Although respondent's conduct included gestures, in addition to the statement, the petition indicates that respondent and trustee Srulevich were separated from each other – Ms. Srulevich was sitting on the opposite side of the board table, three seats down from respondent, and that no physical contact occurred between the two. This appeal is, therefore, factually distinguishable from Appeal of Kozak, supra and In re O'Neil, 71 Misc. 469, cited therein. In Kozak, the board member was found to have made, in addition to threats, offensive physical contact with another board member that knocked the member from his chair and onto the floor. In O'Neil, a board member threatened another board member at a meeting and then physically assaulted the board member after the meeting while the parties were on the steps of the schoolhouse.

Removal may be warranted where a board member's conduct occurs during a board meeting and disrupts the meeting or interferes with the board's ability to function (Appeal of Kozak, supra). However, the record is unclear as to whether the conduct complained of here occurred at a duly convened meeting of the board, as alleged by petitioner. Respondent alleges that the incident in question occurred in the superintendent's office, in an area not open to the public, after the superintendent had invited board members there to await the election results, and that no meeting was called to order and seconded, no minutes were taken and no agenda was established. Although petitioner alleges that the conduct occurred at a duly convened meeting, it appears from the record that after the alleged incident, the board members left the superintendent's office and entered the stage of the auditorium to announce and adopt the election results before the public, thus suggesting that the meeting was not officially convened until the board met in the public auditorium. It also appears from the record that, regardless of the alleged incident, the results of the election were announced and adopted by the board without further incident.
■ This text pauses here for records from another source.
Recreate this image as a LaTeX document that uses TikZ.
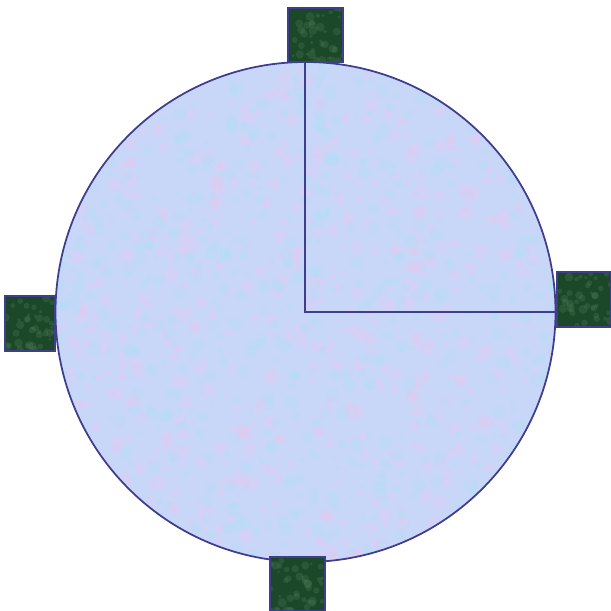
\documentclass[tikz,border=0pt]{standalone}
\usepackage{xcolor}
\usepackage{tikz}

\definecolor{dialfill}{RGB}{200,214,247}
\definecolor{dialpink}{RGB}{232,200,242}
\definecolor{dialcyan}{RGB}{176,224,248}
\definecolor{dialedge}{RGB}{62,62,140}
\definecolor{padfill}{RGB}{28,72,42}
\definecolor{padlight}{RGB}{70,120,82}

\begin{document}
\begin{tikzpicture}[
    x=0.02cm, y=-0.02cm,
    dial/.style={draw=dialedge, line width=1pt},
    hand/.style={draw=dialedge, line width=1pt},
    pad/.style={draw=dialedge, line width=1pt},
    fleck/.style={fill=#1, opacity=0.35},
]
\useasboundingbox (0,0) rectangle (611,611);
\pgfmathsetseed{7}

% Dial
\fill[dialfill] (305.5,312) circle[radius=250];
\begin{scope}
  \clip (305.5,312) circle[radius=250];
  \foreach \c in {dialpink, dialcyan}{
    \foreach \i in {1,...,700}{
      \pgfmathsetmacro{\px}{55+rnd*502}
      \pgfmathsetmacro{\py}{62+rnd*500}
      \pgfmathsetmacro{\pr}{2+rnd*5}
      \fill[fleck=\c] (\px,\py) circle[radius=\pr];
    }
  }
\end{scope}
\draw[dial] (305.5,312) circle[radius=250];
\coordinate (hub) at (305,312);
\coordinate (tip12) at (305,62);
\coordinate (tip3) at (556,312);

% Hands
\draw[hand] (tip12) -- (hub) -- (tip3);

% Pads
\foreach \xa/\ya/\xb/\yb in {288/8/343/62, 557/272/611/327, 5/296/55/351, 270/557/325/611}{
  \begin{scope}
    \clip (\xa,\ya) rectangle (\xb,\yb);
    \fill[padfill] (\xa,\ya) rectangle (\xb,\yb);
    \foreach \j in {1,...,40}{
      \pgfmathsetmacro{\qx}{\xa+rnd*(\xb-\xa)}
      \pgfmathsetmacro{\qy}{\ya+rnd*(\yb-\ya)}
      \pgfmathsetmacro{\qr}{1.5+rnd*3}
      \fill[padlight, opacity=0.35] (\qx,\qy) circle[radius=\qr];
    }
  \end{scope}
  \draw[pad] (\xa,\ya) rectangle (\xb,\yb);
}
\end{tikzpicture}
\end{document}
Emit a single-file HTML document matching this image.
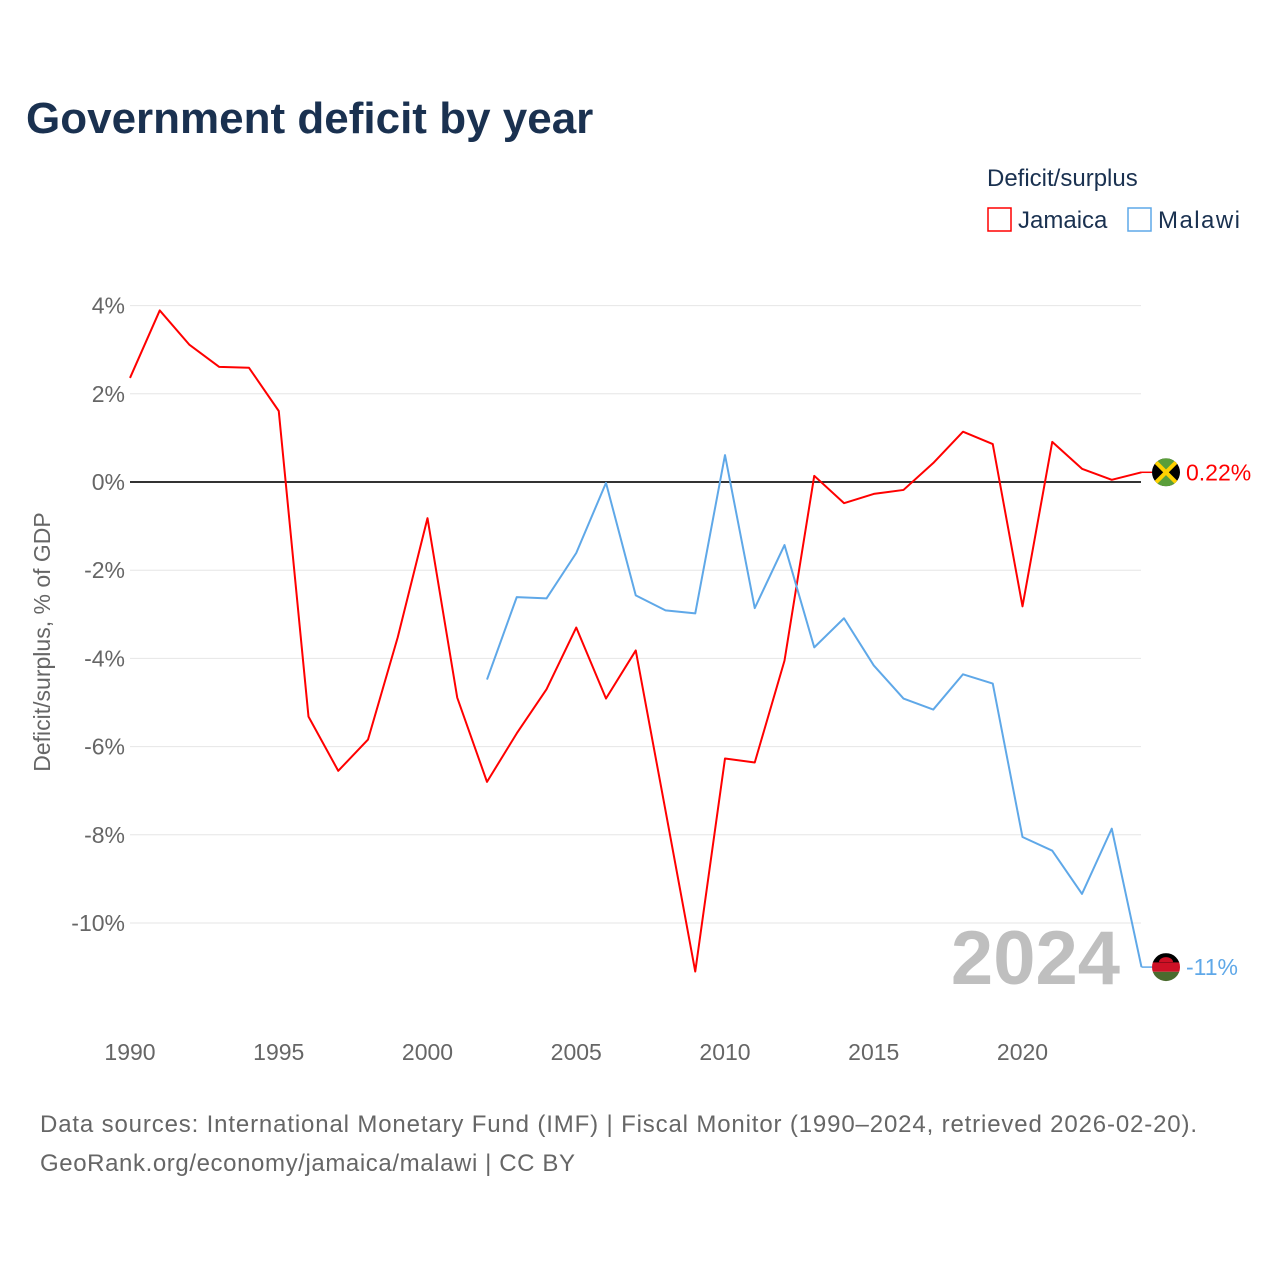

In addition, while petitioner alleges that respondent's conduct caused trustees Srulevich and Granet to experience emotional distress and fear for their safety, there is nothing in the record which establishes that the board has been unable to function since the incident. Nor is there anything in the record to indicate that respondent has continuously engaged in similar conduct. Although petitioner alleges that respondent had previously made sexually graphic remarks to trustee Srulevich on or about April 28, 1998, any allegations relating to such conduct are clearly untimely pursuant to 8 NYCRR "275.16, which requires that an appeal be commenced within thirty days of the act complained of. Section 275.16 is applicable to proceedings for removal from office under Part 277 of the Commissioner's regulations (Application of Quinones, 25 Ed Dept Rep 497, Decision No. 11,654). Furthermore, I do not find that two distinct instances of allegedly inappropriate remarks by respondent, separated by over a year's interval, are sufficient to establish a continuing course of conduct by respondent so as to render timely petitioner's allegations with respect to the April 28, 1998 incident. Even if I were to consider such incident in conjunction with the May 18, 1999 incident, I do not find on the record before me that the two incidents have resulted in the board's inability to function.

Although the application must be denied, respondent's conduct was nevertheless highly offensive and inappropriate for a member of a board of education. Furthermore, as petitioner notes, such conduct by its nature may raise civil rights issues that could subject the district to litigation and possible liability under applicable Federal laws. In addition, such conduct has at least the potential to adversely affect the district's efforts to enforce its policies prohibiting sexual harassment of its employees and students. Although I do not find on the record before me that respondent's conduct is sufficient to warrant his removal, I strongly urge respondent to refrain from such behavior in the future and warn respondent that continuing instances of such conduct may constitute sufficient grounds for removal.